Only in Sweden (which is neither a part of Caucasus nor Eastern Europe) there are at least five different varieties of pure cultured milk (not counting different milk variations and fruit or other additives). It's like with cheeses: camembert does not taste like gorgonzola, nor like cheddar, gouda, mascarpone, mozzarella, ricotta and so on. It might taste a bit like brie, but even there is a distinctive difference. And even camembert will taste different made from spring milk and fall milk, based on differences in humidity, temperature and a lot of other factors affecting it while it is maturing. Drop in over when I get to Costa Allegre (in less than a month) and I'll make some kefir for you. I might even make some yoghurt and buttermilk, too, just to let you taste them all and see the difference.

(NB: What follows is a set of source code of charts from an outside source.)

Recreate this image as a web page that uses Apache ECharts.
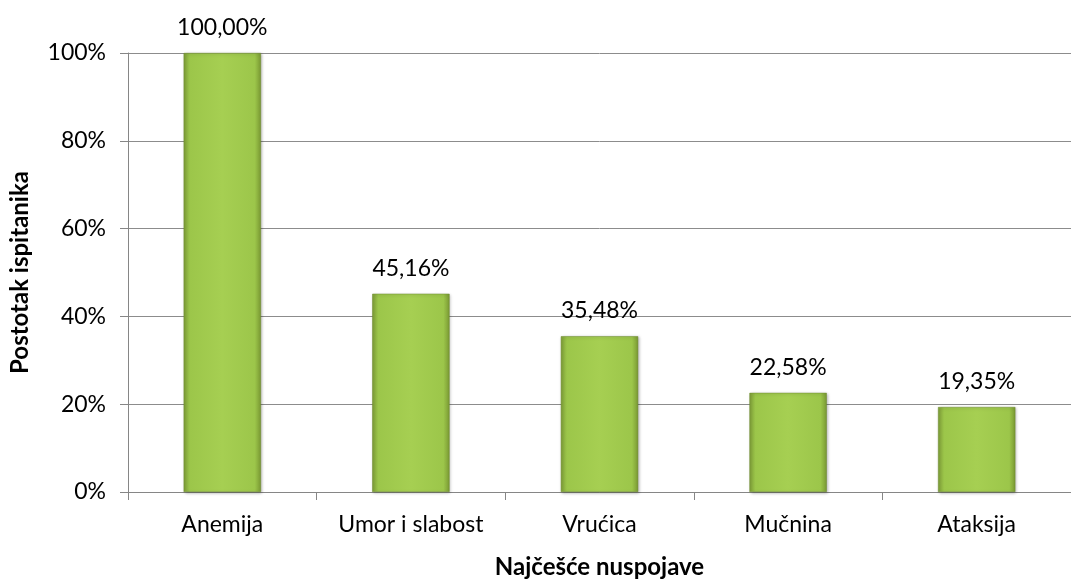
<!DOCTYPE html>
<html>
<head>
<meta charset="utf-8">
<script src="https://cdn.jsdelivr.net/npm/echarts@6/dist/echarts.min.js"></script>
<style>
  html, body { margin: 0; padding: 0; background: #fff; }
  #chart { width: 1071px; height: 580px; }
</style>
</head>
<body>
<div id="chart"></div>
<script>
const categories = ['Anemija', 'Umor i slabost', 'Vrućica', 'Mučnina', 'Ataksija']
const values = [100.00, 45.16, 35.48, 22.58, 19.35]
const yTicks = [0, 20, 40, 60, 80, 100]

const font = 'Lato, "Open Sans", sans-serif'
const barColor = new echarts.graphic.LinearGradient(0, 0, 1, 0, [
  { offset: 0, color: '#7f9f38' },
  { offset: 0.08, color: '#9cc64a' },
  { offset: 0.5, color: '#a6cf52' },
  { offset: 0.92, color: '#9cc64a' },
  { offset: 1, color: '#7a9933' }
])

const chart = echarts.init(document.getElementById('chart'))
chart.setOption({
  animation: false,
  textStyle: { fontFamily: font },
  grid: { left: 128, right: 0, top: 53, bottom: 88, containLabel: false, outerBoundsMode: 'none' },
  xAxis: {
    type: 'category',
    data: categories,
    axisLine: { lineStyle: { color: '#868686', width: 1 } },
    axisTick: { show: true, length: 8, interval: 0, lineStyle: { color: '#868686' } },
    axisLabel: { color: '#000', fontSize: 23, margin: 21, interval: 0, hideOverlap: false, fontFamily: font },
    name: 'Najčešće nuspojave',
    nameLocation: 'middle',
    nameGap: 63,
    nameTextStyle: { color: '#000', fontSize: 24, fontWeight: 'bold', fontFamily: font }
  },
  yAxis: {
    type: 'value',
    min: yTicks[0],
    max: yTicks[yTicks.length - 1],
    interval: 20,
    axisLine: { show: true, lineStyle: { color: '#868686', width: 1 } },
    axisTick: { show: true, length: 8, lineStyle: { color: '#868686' } },
    axisLabel: { color: '#000', fontSize: 23, margin: 22, formatter: '{value}%', fontFamily: font },
    splitLine: { lineStyle: { color: '#8c8c8c', width: 1 } },
    name: 'Postotak ispitanika',
    nameLocation: 'middle',
    nameGap: 96,
    nameTextStyle: { color: '#000', fontSize: 24, fontWeight: 'bold', fontFamily: font }
  },
  series: [{
    type: 'bar',
    data: values,
    barWidth: '41%',
    itemStyle: {
      color: barColor,
      borderColor: '#6f8c2e',
      borderWidth: 0.5,
      shadowColor: 'rgba(0,0,0,0.3)',
      shadowBlur: 3,
      shadowOffsetX: 1,
      shadowOffsetY: 1
    },
    label: {
      show: true,
      position: 'top',
      distance: 14,
      color: '#000',
      fontSize: 23,
      fontFamily: font,
      formatter: p => p.value.toFixed(2).replace('.', ',') + '%'
    }
  }]
})
</script>
</body>
</html>
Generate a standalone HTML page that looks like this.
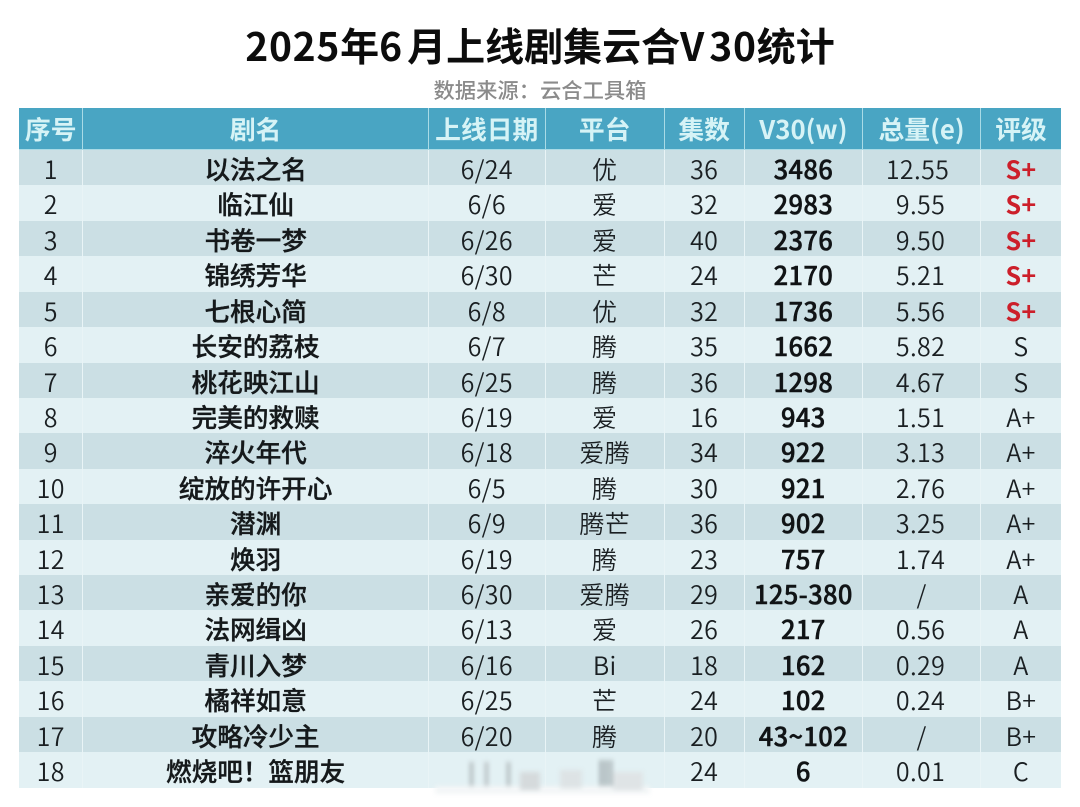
<!DOCTYPE html>
<html lang="zh-CN">
<head>
<meta charset="utf-8">
<title>2025年6月上线剧集云合V30统计</title>
<style>
html,body{margin:0;padding:0;background:#fff}
body{width:1080px;height:807px;position:relative;overflow:hidden;font-family:"Noto Sans CJK SC","Liberation Sans",sans-serif;color:#1a1f22}
#wrap{position:absolute;left:0;top:0;width:1080px;height:807px;filter:blur(.3px)}
#title{position:absolute;left:0;top:17px;width:1080px;text-align:center;font-size:39px;line-height:56px;font-weight:700;color:#0c0c0c}
#title span{letter-spacing:.7px}
#title b{font-weight:700;display:inline-block}
#sub{position:absolute;left:0;top:74px;width:1080px;text-align:center;font-size:21.3px;line-height:32px;font-weight:500;color:#8b8b8b}
#tbl{position:absolute;left:19px;top:108px;width:1042px}
.r{display:flex;height:35.43px;box-sizing:border-box}
.r.h{height:42px;background:#49a5c3;color:#d6f3f6;font-weight:700;font-size:25.5px;border-bottom:1px solid #a9dbe6}
.r.o{background:#cbdfe4}
.r.e{background:#e3f1f4}
.c{box-sizing:border-box;text-align:center;border-right:1px solid #e9f4f6;font-size:25px;line-height:38.5px;white-space:nowrap;letter-spacing:.35px}
.h .c{font-size:25.8px;line-height:41px;border-right:1px solid #a9dbe6;letter-spacing:0}
.c:last-child{border-right:0}
.c1{width:64.5px}.c2{width:345.5px}.c3{width:117px}.c4{width:119px}.c5{width:80px}.c6{width:118.5px}.c7{width:118px}.c8{width:80px}
.n{font-weight:500;color:#15191b;font-size:25.6px;letter-spacing:0;-webkit-text-stroke:.35px #15191b}
.b{font-weight:500;color:#101315;-webkit-text-stroke:.5px #101315;font-size:25.5px}
.r .c3,.r .c1,.r .c4,.r .c5,.r .c7,.r .c8{font-weight:350}
.h .c{font-weight:700!important}
.p{color:#cc1f2a!important;font-weight:700!important}
.t{position:relative;left:-1px}
.t2{position:relative;left:-4px}
#mosaic{position:absolute;left:435px;top:758px;width:215px;height:36px;filter:blur(2.5px)}
#mosaic i{position:absolute;display:block}
</style>
</head>
<body>
<div id="wrap">
<div id="title"><span>2025</span>年<b style="margin-right:5px">6</b>月上线剧集云合<b style="margin-right:5px">V</b><span>30</span>统计</div>
<div id="sub">数据来源：云合工具箱</div>
<div id="tbl">
<div class="r h"><div class="c c1">序号</div><div class="c c2">剧名</div><div class="c c3">上线日期</div><div class="c c4">平台</div><div class="c c5">集数</div><div class="c c6">V30(w)</div><div class="c c7">总量(e)</div><div class="c c8">评级</div></div>
<div class="r o"><div class="c c1">1</div><div class="c c2 n">以法之名</div><div class="c c3">6/24</div><div class="c c4">优</div><div class="c c5">36</div><div class="c c6 b">3486</div><div class="c c7"><span class="t2">12.55</span></div><div class="c c8 p">S+</div></div>
<div class="r e"><div class="c c1">2</div><div class="c c2 n">临江仙</div><div class="c c3">6/6</div><div class="c c4">爱</div><div class="c c5">32</div><div class="c c6 b">2983</div><div class="c c7"><span class="t">9.55</span></div><div class="c c8 p">S+</div></div>
<div class="r o"><div class="c c1">3</div><div class="c c2 n">书卷一梦</div><div class="c c3">6/26</div><div class="c c4">爱</div><div class="c c5">40</div><div class="c c6 b">2376</div><div class="c c7"><span class="t">9.50</span></div><div class="c c8 p">S+</div></div>
<div class="r e"><div class="c c1">4</div><div class="c c2 n">锦绣芳华</div><div class="c c3">6/30</div><div class="c c4">芒</div><div class="c c5">24</div><div class="c c6 b">2170</div><div class="c c7"><span class="t">5.21</span></div><div class="c c8 p">S+</div></div>
<div class="r o"><div class="c c1">5</div><div class="c c2 n">七根心简</div><div class="c c3">6/8</div><div class="c c4">优</div><div class="c c5">32</div><div class="c c6 b">1736</div><div class="c c7"><span class="t">5.56</span></div><div class="c c8 p">S+</div></div>
<div class="r e"><div class="c c1">6</div><div class="c c2 n">长安的荔枝</div><div class="c c3">6/7</div><div class="c c4">腾</div><div class="c c5">35</div><div class="c c6 b">1662</div><div class="c c7"><span class="t">5.82</span></div><div class="c c8">S</div></div>
<div class="r o"><div class="c c1">7</div><div class="c c2 n">桃花映江山</div><div class="c c3">6/25</div><div class="c c4">腾</div><div class="c c5">36</div><div class="c c6 b">1298</div><div class="c c7"><span class="t">4.67</span></div><div class="c c8">S</div></div>
<div class="r e"><div class="c c1">8</div><div class="c c2 n">完美的救赎</div><div class="c c3">6/19</div><div class="c c4">爱</div><div class="c c5">16</div><div class="c c6 b">943</div><div class="c c7"><span class="t">1.51</span></div><div class="c c8">A+</div></div>
<div class="r o"><div class="c c1">9</div><div class="c c2 n">淬火年代</div><div class="c c3">6/18</div><div class="c c4">爱腾</div><div class="c c5">34</div><div class="c c6 b">922</div><div class="c c7"><span class="t">3.13</span></div><div class="c c8">A+</div></div>
<div class="r e"><div class="c c1">10</div><div class="c c2 n">绽放的许开心</div><div class="c c3">6/5</div><div class="c c4">腾</div><div class="c c5">30</div><div class="c c6 b">921</div><div class="c c7"><span class="t">2.76</span></div><div class="c c8">A+</div></div>
<div class="r o"><div class="c c1">11</div><div class="c c2 n">潜渊</div><div class="c c3">6/9</div><div class="c c4">腾芒</div><div class="c c5">36</div><div class="c c6 b">902</div><div class="c c7"><span class="t">3.25</span></div><div class="c c8">A+</div></div>
<div class="r e"><div class="c c1">12</div><div class="c c2 n">焕羽</div><div class="c c3">6/19</div><div class="c c4">腾</div><div class="c c5">23</div><div class="c c6 b">757</div><div class="c c7"><span class="t">1.74</span></div><div class="c c8">A+</div></div>
<div class="r o"><div class="c c1">13</div><div class="c c2 n">亲爱的你</div><div class="c c3">6/30</div><div class="c c4">爱腾</div><div class="c c5">29</div><div class="c c6 b">125-380</div><div class="c c7">/</div><div class="c c8">A</div></div>
<div class="r e"><div class="c c1">14</div><div class="c c2 n">法网缉凶</div><div class="c c3">6/13</div><div class="c c4">爱</div><div class="c c5">26</div><div class="c c6 b">217</div><div class="c c7"><span class="t">0.56</span></div><div class="c c8">A</div></div>
<div class="r o"><div class="c c1">15</div><div class="c c2 n">青川入梦</div><div class="c c3">6/16</div><div class="c c4">Bi</div><div class="c c5">18</div><div class="c c6 b">162</div><div class="c c7"><span class="t">0.29</span></div><div class="c c8">A</div></div>
<div class="r e"><div class="c c1">16</div><div class="c c2 n">橘祥如意</div><div class="c c3">6/25</div><div class="c c4">芒</div><div class="c c5">24</div><div class="c c6 b">102</div><div class="c c7"><span class="t">0.24</span></div><div class="c c8">B+</div></div>
<div class="r o"><div class="c c1">17</div><div class="c c2 n">攻略冷少主</div><div class="c c3">6/20</div><div class="c c4">腾</div><div class="c c5">20</div><div class="c c6 b">43~102</div><div class="c c7">/</div><div class="c c8">B+</div></div>
<div class="r e"><div class="c c1">18</div><div class="c c2 n">燃烧吧！篮朋友</div><div class="c c3"></div><div class="c c4"></div><div class="c c5">24</div><div class="c c6 b">6</div><div class="c c7"><span class="t">0.01</span></div><div class="c c8">C</div></div>
</div>
<div id="mosaic">
<i style="left:0;top:28px;width:215px;height:8px;background:#f3f6f7"></i>
<i style="left:35px;top:4px;width:3px;height:24px;background:#aab2b5"></i>
<i style="left:50px;top:4px;width:3px;height:24px;background:#b0b7ba"></i>
<i style="left:72px;top:4px;width:3px;height:24px;background:#aab2b5"></i>
<i style="left:85px;top:14px;width:20px;height:18px;background:#d5dadc"></i>
<i style="left:125px;top:12px;width:22px;height:18px;background:#dde3e5"></i>
<i style="left:165px;top:2px;width:2px;height:26px;background:#7e878a"></i>
<i style="left:170px;top:2px;width:2px;height:26px;background:#7e878a"></i>
<i style="left:175px;top:2px;width:2px;height:26px;background:#8b9396"></i>
<i style="left:178px;top:14px;width:30px;height:18px;background:#dfe4e6"></i>
</div>
</div>
</body>
</html>
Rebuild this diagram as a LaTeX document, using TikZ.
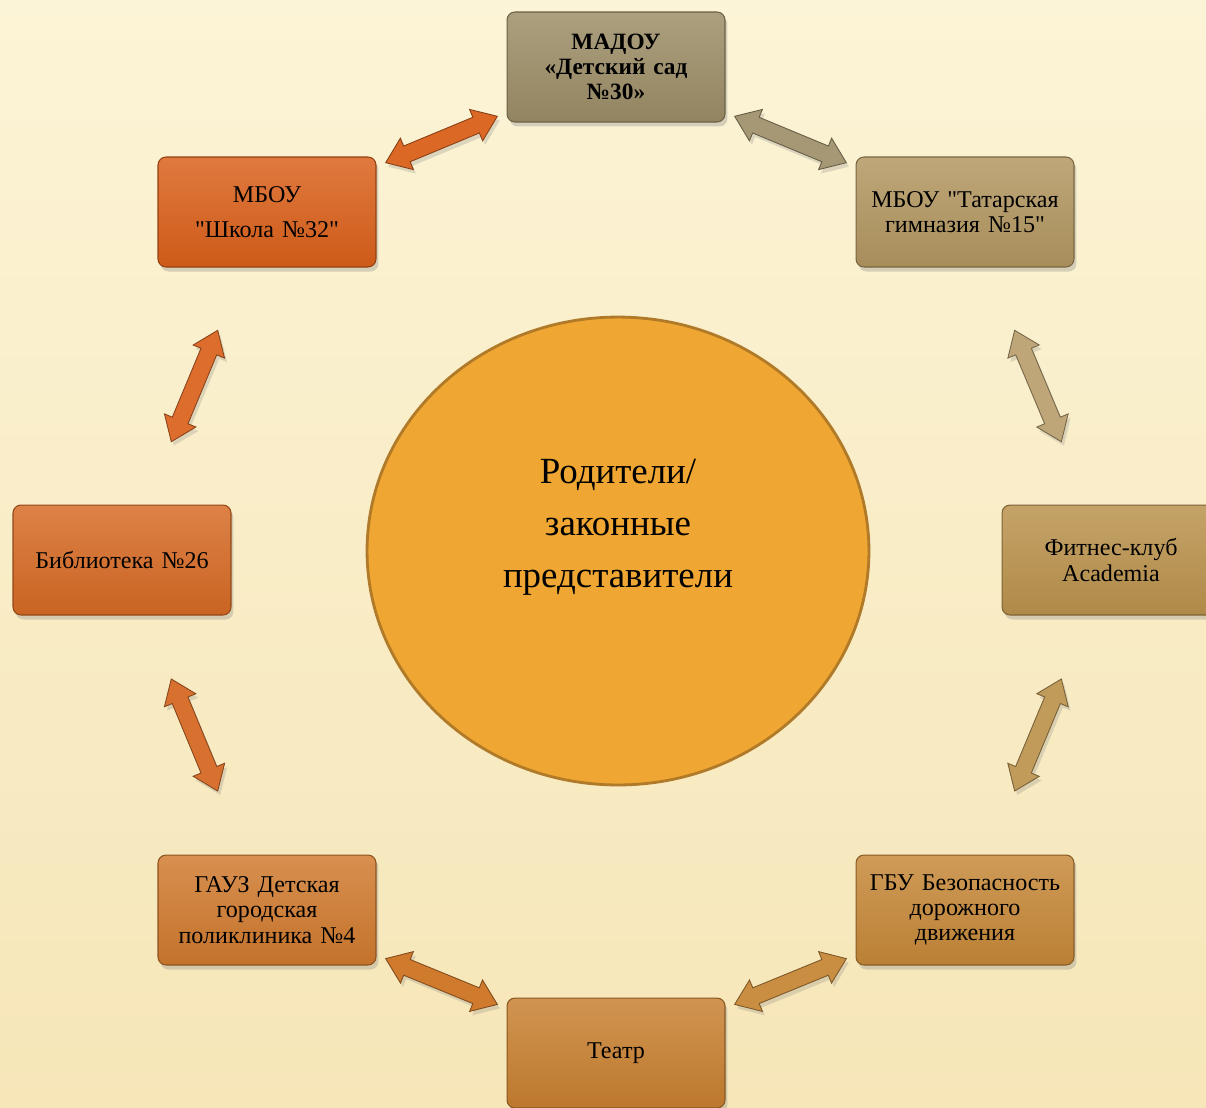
\documentclass[tikz,border=0pt]{standalone}
\usepackage{fontspec}
\setmainfont{Liberation Serif}
\usetikzlibrary{calc,shadows,shapes.geometric}

\definecolor{bgtop}{RGB}{252,244,214}
\definecolor{bgbot}{RGB}{246,230,184}
\definecolor{cMadou}{RGB}{156,141,102}
\definecolor{cShk}{RGB}{218,96,26}
\definecolor{cTat}{RGB}{178,150,96}
\definecolor{cBib}{RGB}{214,106,36}
\definecolor{cFit}{RGB}{186,146,76}
\definecolor{cGauz}{RGB}{208,122,46}
\definecolor{cGbu}{RGB}{198,136,56}
\definecolor{cTeatr}{RGB}{200,128,48}
\definecolor{cPar}{RGB}{239,166,50}
\definecolor{cParEdge}{RGB}{176,122,40}

\tikzset{
  box/.style={shape=rectangle, rounded corners=0.16cm, minimum width=4.36cm, minimum height=2.2cm,
    text width=4.0cm, align=center, font=\fontsize{13.7}{14.4}\selectfont,
    top color=#1!84!white, bottom color=#1!94!black, draw=#1!68!black, line width=0.6pt,
    drop shadow={opacity=0.3, shadow xshift=0.05cm, shadow yshift=-0.09cm}},
  arrowblk/.style={fill=#1, draw=#1!62!black, line width=0.5pt, line join=miter,
    drop shadow={opacity=0.25, shadow xshift=0.05cm, shadow yshift=-0.08cm}},
}

% block double arrow between two nodes
\newcommand\linkarrow[3]{%
  \coordinate (la) at ($(#1)!.34!(#2)$);
  \coordinate (lb) at ($(#1)!.66!(#2)$);
  \coordinate (lc) at ($(la)!0.46cm!(lb)$);
  \coordinate (ld) at ($(lb)!0.46cm!(la)$);
  \draw[arrowblk=#3] (la) -- ($(lc)!0.34cm!90:(lb)$) -- ($(lc)!0.17cm!90:(lb)$)
    -- ($(ld)!0.17cm!-90:(la)$) -- ($(ld)!0.34cm!-90:(la)$) -- (lb)
    -- ($(ld)!0.34cm!90:(la)$) -- ($(ld)!0.17cm!90:(la)$)
    -- ($(lc)!0.17cm!-90:(lb)$) -- ($(lc)!0.34cm!-90:(lb)$) -- cycle;}

\begin{document}
\begin{tikzpicture}[x=0.02cm, y=-0.02cm]
	%%%%% BACKGROUND %%%%%
	\useasboundingbox (0,0) rectangle (1206,1107);
	\clip (0,0) rectangle (1206,1107);
	\shade[top color=bgtop, bottom color=bgbot] (0,0) rectangle (1206,1107);
	
	%%%%% CENTRE %%%%%
	\node[ellipse, minimum width=10.04cm, minimum height=9.36cm, fill=cPar, draw=cParEdge, line width=1.6pt] (par) at (618,551) {};
	\node[align=center, font=\fontsize{21}{29.5}\selectfont] (partext) at (618,527) {Родители/\\законные\\представители};
	
	%%%%% BOXES %%%%%
	\node[box=cMadou, font=\bfseries\fontsize{13.3}{14.3}\selectfont] (madou) at (616,67) {МАДОУ\\«Детский сад\\№30»};
	\node[box=cShk, font=\fontsize{13.7}{20}\selectfont] (shk) at (267,212) {МБОУ\\\textquotedbl Школа №32\textquotedbl};
	\node[box=cTat] (tat) at (965,212) {МБОУ \textquotedbl Татарская\\гимназия №15\textquotedbl};
	\node[box=cBib] (bib) at (122,560) {Библиотека №26};
	\node[box=cFit] (fit) at (1111,560) {Фитнес-клуб\\Academia};
	\node[box=cGauz] (gauz) at (267,910) {ГАУЗ Детская\\городская\\поликлиника №4};
	\node[box=cGbu] (gbu) at (965,910) {ГБУ Безопасность\\дорожного\\движения};
	\node[box=cTeatr] (teatr) at (616,1053) {Театр};
	
	%%%%% ARROWS %%%%%
	\linkarrow{shk}{madou}{cShk!95!white}
	\linkarrow{madou}{tat}{cMadou!90!white}
	\linkarrow{shk}{bib}{cShk!92!white}
	\linkarrow{tat}{fit}{cTat!85!white}
	\linkarrow{bib}{gauz}{cBib!95!white}
	\linkarrow{fit}{gbu}{cFit!92!white}
	\linkarrow{gauz}{teatr}{cGauz}
	\linkarrow{teatr}{gbu}{cGbu!95!white}
	
\end{tikzpicture}
\end{document}
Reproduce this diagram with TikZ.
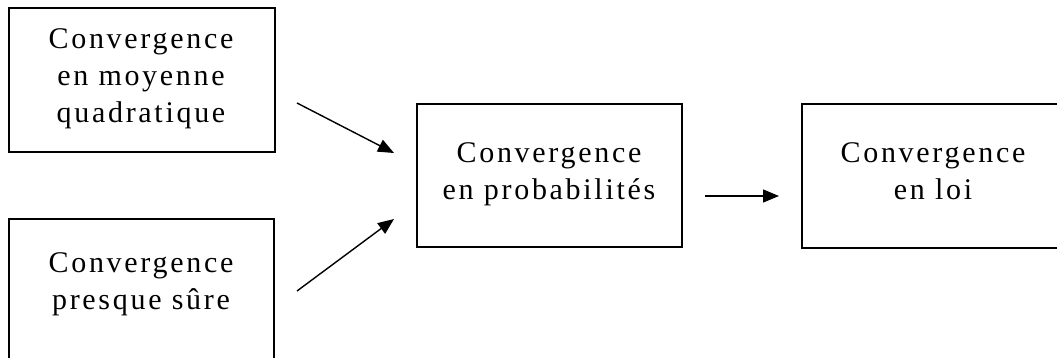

Just watch out: you might get addicted: when I started sharing my excess cottage made kefir and cheeses in Monteverde (Costa Rica) I became soon inundated with requests from residents and restaurants to make them available commercially... I had neither time nor inclination (since I made cultured milk drinks and cheeses only when it rained too hard to go hike the jungle) and referred them to the local cheese factory... (Monteverde has a famous cheese factory with excellent cheeses, ice-creams etc... they just did not have the type of stuff I was making) and finally I had to teach some locals how to make them. (Not rocket science, but you need to be very clean and pay attention to what's happening all the time, or you'll get at best mediocre results).
Come to think of it ... it could make a good addition to that organic farm concept with goats we discussed not so long ago. Would add a few high-margin products to the farm output.
Vivere non est necesse, navigare necesse est!

(This post was edited by MariaLund on Aug 10, 2006, 12:48 PM)


sfmacaws


Aug 10, 2006, 12:51 PM

Post #10 of 12 (4789 views)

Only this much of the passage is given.